Privilegierung von Kleinst- und Kleinunternehmen
Kleinst- und Kleinunternehmer, d.h. Unternehmen, die weniger als 50 Mitarbeiter beschäftigen und einen Jahresumsatz von unter 10 Mio. Euro generieren, sind von den neuen Regelungen nicht betroffen. Für diese gelten jedoch die allgemeinen datenschutzrechtlichen und wettbewerbsrechtlichen Vorgaben.
Haftungsprivileg nach dem DSA
Neben den verschärften und teilweise neuen Verpflichtungen enthält der DSA eine Haftungsprivilegierung für die Anbieter von Online-Diensten. Diese entspricht allerdings der bisherigen Rechtslage nach dem Telemediengesetz.
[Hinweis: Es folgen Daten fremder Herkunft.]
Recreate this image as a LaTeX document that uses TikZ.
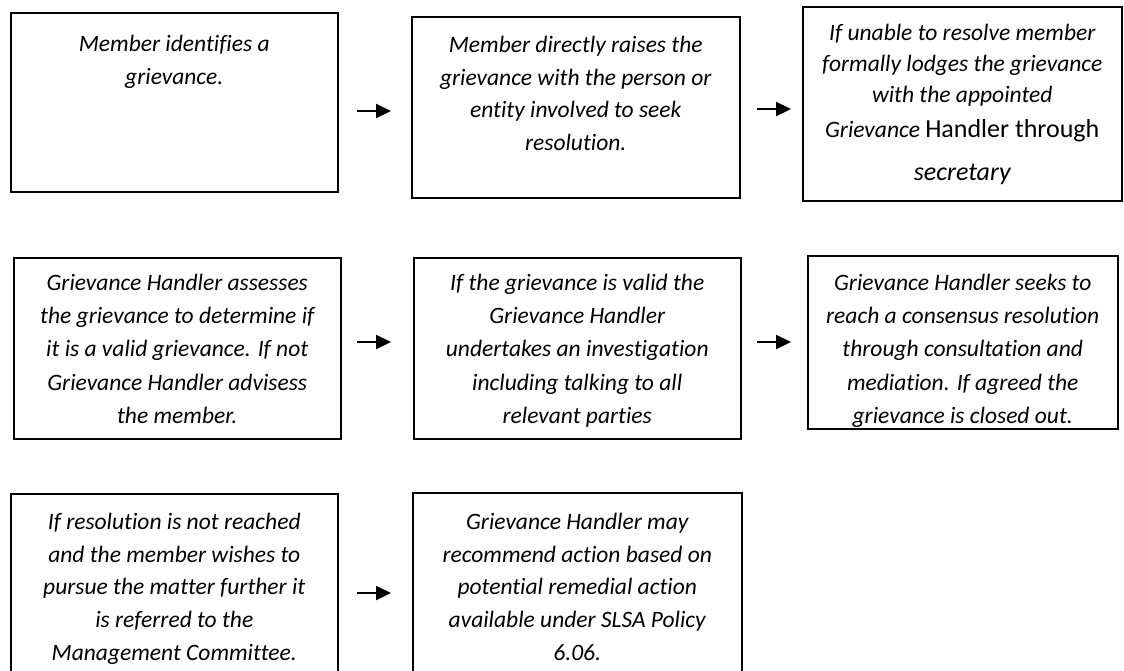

Danach gilt, dass die Anbieter von Online-Vermittlungsdiensten nicht haften, wenn sie keine tatsächliche Kenntnis von rechtswidrigen Inhalten der Nutzer haben oder wenn sie diese Inhalte unverzüglich entfernen, sobald sie Kenntnis davon erlangen.
Fazit
Es bleibt abzuwarten, wie sich die rechtlichen Neuerungen in der Praxis auswirken werden. Unternehmen wie Facebook und TikTok sind bereits aktiv geworden und haben erste Maßnahmen veranlasst. Amazon und Zalando wollen die neuen Regeln nicht einfach so hinnehmen und haben Klagen eingereicht, da sie ihrer Auffassung nach zu Unrecht als sehr große Online-Plattformen im Sinne des DSA eingestuft worden seien und die Vorgaben für sie als Händler nicht gelten. Vor diesem Hintergrund ist nicht auszuschließen, dass auch andere Plattformen sich gerichtlich wehren könnten. Feststeht, dass alle größeren Unternehmen, die Online-Vermittlungsdienste anbieten, d. h. nicht nur die „Big Player“ mit einem erhöhten Compliance-Aufwand rechnen müssen. Denn das Gesetz adressiert grundsätzlich alle Anbieter digitaler Dienste und enthält nur für die Kleinst- und Kleinunternehmen eine Ausnahme. Anbieter sollten demnach proaktiv handeln und sich mit den neuen Verpflichtungen auseinandersetzen, um den rechtlichen Anforderungen gerecht zu werden. Andernfalls drohen Sanktionen, insbesondere Bußgelder in Höhe von bis zu 6 Prozent des weltweit erzielten Vorjahresumsatzes.